CLASIC was designated as the core of a 2007 priority for the interagency Water Cycle Working Group of the Climate Change Science Program (CCSP). The field campaign serves as a prototype for the CCSP focus area, Integration of Water Cycle Observations, Research, and Modeling. The purpose of this focus area is to address significant uncertainties associated with the water cycle through a study that comprehensively addresses the water budget within a limited spatial and temporal domain. The campaign features concurrent contributions from NASA, NOAA, and USDA to extend CLASIC's time and space domain to capture the seasonal time scale and regional processes, and expand the observational framework by adding space-based observations, aircraft campaigns, surface and subsurface hydrologic components, isotopic measurements, CO2 fluxes, and associated modeling.

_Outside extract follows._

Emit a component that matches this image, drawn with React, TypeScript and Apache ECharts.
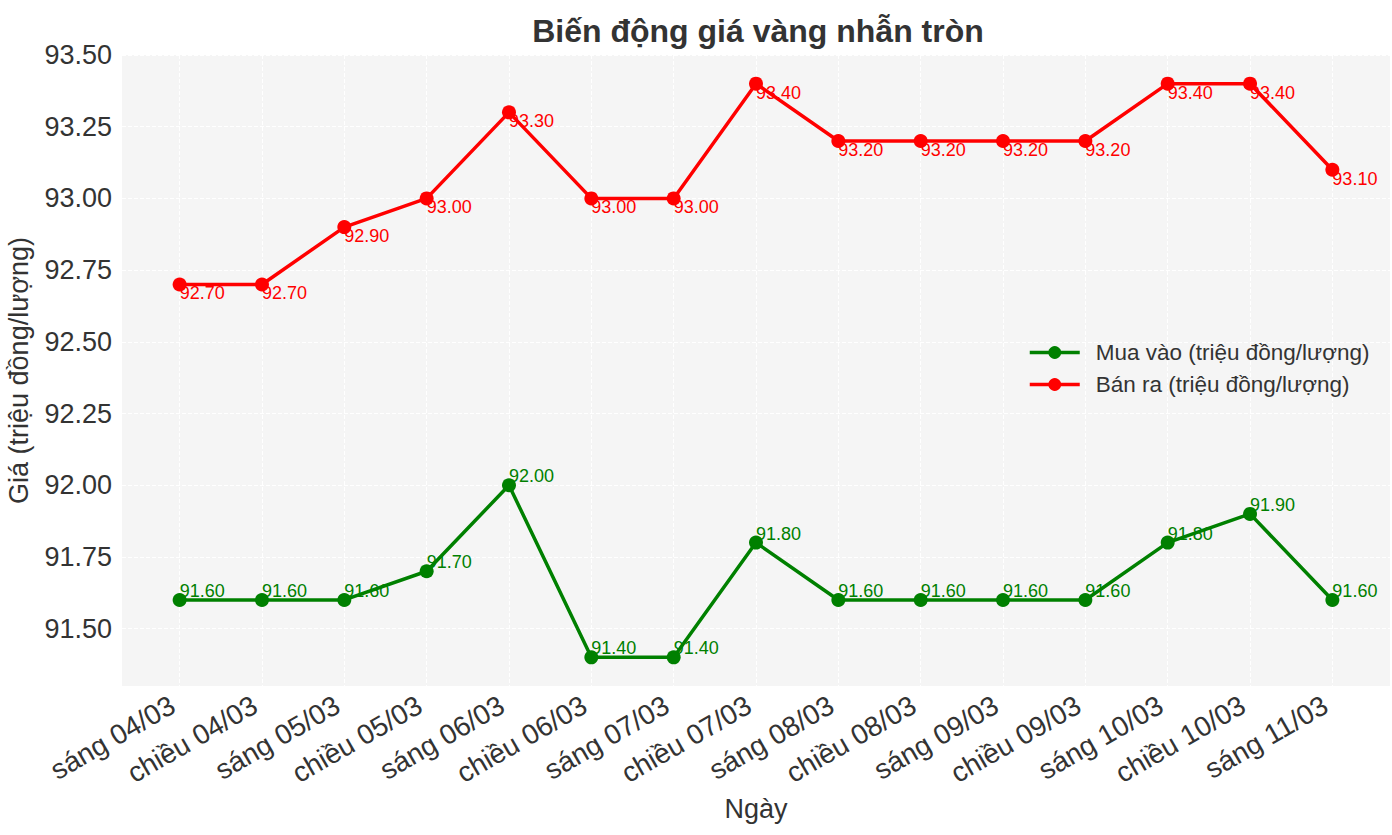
import React, { useEffect, useRef } from "react";
import * as echarts from "echarts";

const categories = [
  "sáng 04/03", "chiều 04/03", "sáng 05/03", "chiều 05/03", "sáng 06/03",
  "chiều 06/03", "sáng 07/03", "chiều 07/03", "sáng 08/03", "chiều 08/03",
  "sáng 09/03", "chiều 09/03", "sáng 10/03", "chiều 10/03", "sáng 11/03",
];
const buyValues = [91.6, 91.6, 91.6, 91.7, 92.0, 91.4, 91.4, 91.8, 91.6, 91.6, 91.6, 91.6, 91.8, 91.9, 91.6];
const sellValues = [92.7, 92.7, 92.9, 93.0, 93.3, 93.0, 93.0, 93.4, 93.2, 93.2, 93.2, 93.2, 93.4, 93.4, 93.1];
const yTicks = [91.5, 91.75, 92.0, 92.25, 92.5, 92.75, 93.0, 93.25, 93.5];

const FONT = "'Liberation Sans', Arial, sans-serif";

export default function App() {
  const ref = useRef<HTMLDivElement>(null);
  useEffect(() => {
    document.body.style.margin = "0";
    const chart = echarts.init(ref.current!, null, { renderer: "svg" });
    const xIdx = categories.map((_, i) => i);
    const mk = (name: string, vals: number[], color: string, above: boolean) => ({
      name,
      type: "line",
      data: vals.map((v, i) => [i, v]),
      symbol: "circle",
      symbolSize: 14,
      lineStyle: { color, width: 3.5 },
      itemStyle: { color },
      label: {
        show: true,
        position: "inside",
        align: "left",
        verticalAlign: above ? "bottom" : "top",
        formatter: (p: any) => p.value[1].toFixed(2),
        color,
        fontSize: 18,
        fontFamily: FONT,
      },
      z: 3,
    });
    chart.setOption({
      animation: false,
      backgroundColor: "#ffffff",
      textStyle: { fontFamily: FONT },
      title: {
        text: "Biến động giá vàng nhẫn tròn",
        left: 753,
        textAlign: "center",
        top: 10,
        textStyle: { fontSize: 32, fontWeight: "bold", color: "#333333", fontFamily: FONT },
      },
      legend: {
        orient: "vertical",
        left: 1023,
        top: 336,
        itemWidth: 50,
        itemHeight: 16,
        itemGap: 9,
        lineStyle: { width: 3.5 },
        textStyle: { fontSize: 22.5, color: "#333333", fontFamily: FONT, padding: [0, 0, 0, 11] },
        data: ["Mua vào (triệu đồng/lượng)", "Bán ra (triệu đồng/lượng)"],
      },
      grid: {
        left: 122,
        right: 2,
        top: 55,
        bottom: 149,
        show: true,
        backgroundColor: "#f5f5f5",
        borderWidth: 0,
        outerBoundsMode: "none",
        containLabel: false,
      },
      xAxis: {
        type: "value",
        min: -0.7,
        max: 14.7,
        name: "Ngày",
        nameLocation: "middle",
        nameGap: 109,
        nameTextStyle: { fontSize: 27, color: "#333333", fontFamily: FONT },
        axisLine: { show: false },
        axisTick: { show: false, customValues: xIdx },
        axisLabel: {
          customValues: xIdx,
          rotate: 30,
          margin: 13,
          padding: [0, 8, 0, 0],
          fontSize: 28,
          color: "#333333",
          fontFamily: FONT,
          formatter: (v: number) => categories[Math.round(v)] ?? "",
        },
        splitLine: { show: true, lineStyle: { color: "#ffffff", type: "dashed", width: 1 } },
      },
      yAxis: {
        type: "value",
        min: 91.3,
        max: 93.5,
        name: "Giá (triệu đồng/lượng)",
        nameLocation: "middle",
        nameGap: 90,
        nameTextStyle: { fontSize: 27, color: "#333333", fontFamily: FONT },
        axisLine: { show: false },
        axisTick: { show: false, customValues: yTicks },
        axisLabel: {
          customValues: yTicks,
          margin: 10,
          fontSize: 27,
          color: "#333333",
          fontFamily: FONT,
          formatter: (v: number) => v.toFixed(2),
        },
        splitLine: { show: true, lineStyle: { color: "#ffffff", type: "dashed", width: 1 } },
      },
      series: [
        mk("Mua vào (triệu đồng/lượng)", buyValues, "#008000", true),
        mk("Bán ra (triệu đồng/lượng)", sellValues, "#ff0000", false),
      ],
    });
    return () => chart.dispose();
  }, []);
  return <div ref={ref} style={{ width: 1392, height: 835 }} />;
}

CLASIC scientists have also developed a strong collaboration with the North American Carbon Program's (NACP) Mid Continent Intensive (MCI) study. The two teams recognize that there is significant synergy possible between measurements in SGP and northern MCI, particularly because air masses are flowing from south to north, and the influence of the land surface on atmospheric concentrations can be modeled and tested over large areas. CLASIC is also collaborating with DOE's Atmospheric Science Program's Cumulus Humilis Aerosol Processing Study (CHAPS). The two science teams have evaluated the science questions posed for each campaign and have identified overlaps that would benefit both experiments.